Ese parece ser el estado actual de esta porción del arte que emergía en las calles. Ese que creaba espacios cálidos donde dejarse atravesar por el artista, a veces curarse algunos dolores e incluso hacer nido a largo plazo. Ahora se están desmantelando por falta de adeptos y defensores, porque su carácter real sin artificios digitales, les confiere anonimato en este mundo cultural fingido. Vemos desaparecer los locales y algunos lo sentimos como la expropiación de todo un mundo que queda exiliado a una versión digital donde, por su propia esencia, no tiene cabida. No podemos defender que escuchar 20 segundos de canción en un reel aleatorio se acerque de alguna manera a notar resonar los versos completos en las paredes de un bar a media luz. Hemos usado a los artistas para llenar nuestros perfiles y los hemos abandonado.

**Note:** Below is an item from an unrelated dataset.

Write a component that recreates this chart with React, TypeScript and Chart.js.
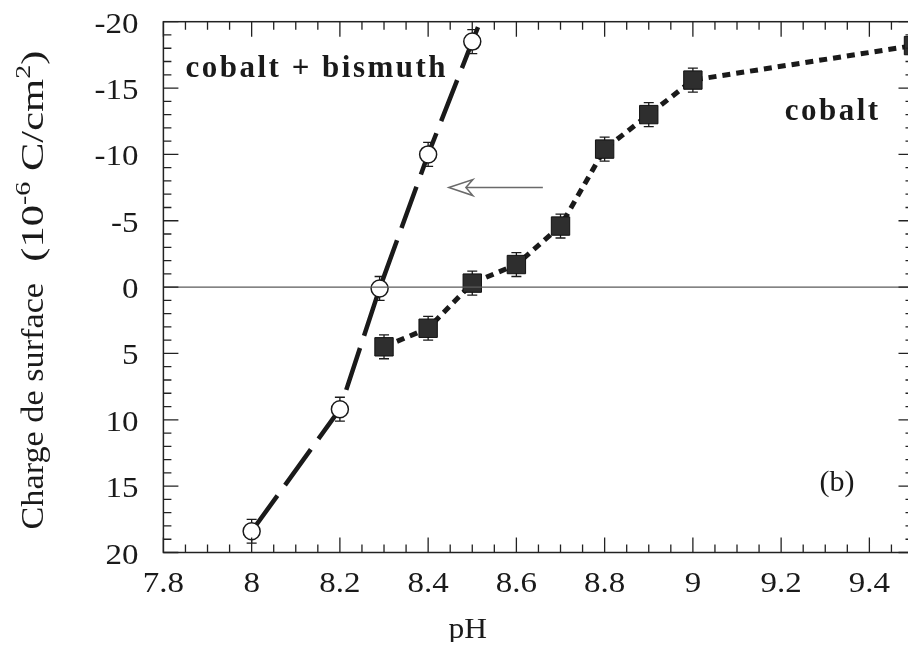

Es impensable que en las incontables horas que dedicamos al entorno digital, no nos hayamos topado con ese artista fuera de la tendencia de la masa que, de repente, nos toca en algún sitio. El problema parece radicar en que en ningún momento nos ha interesado que nadie nos toque nada. Es la falta de necesidad de que el arte nos traspase dejándonos después en un lugar unos milímetros más allá de lo que éramos antes. Ya hemos conseguido encontrar la forma de compartir aquello que nos ha enriquecido. Ahora debemos plantearnos ¿Tiene sentido llenar nuestro mundo digital de arte sino permitimos que nos incomode o emocione? ¿Hemos perdido la capacidad de conmovernos o es fruto de no estar eligiendo el formato correcto por seguir subestimando la vida en directo?
Por mi parte, coincido con Frías: no vayan al teatro si sólo piensan en enseñarlo.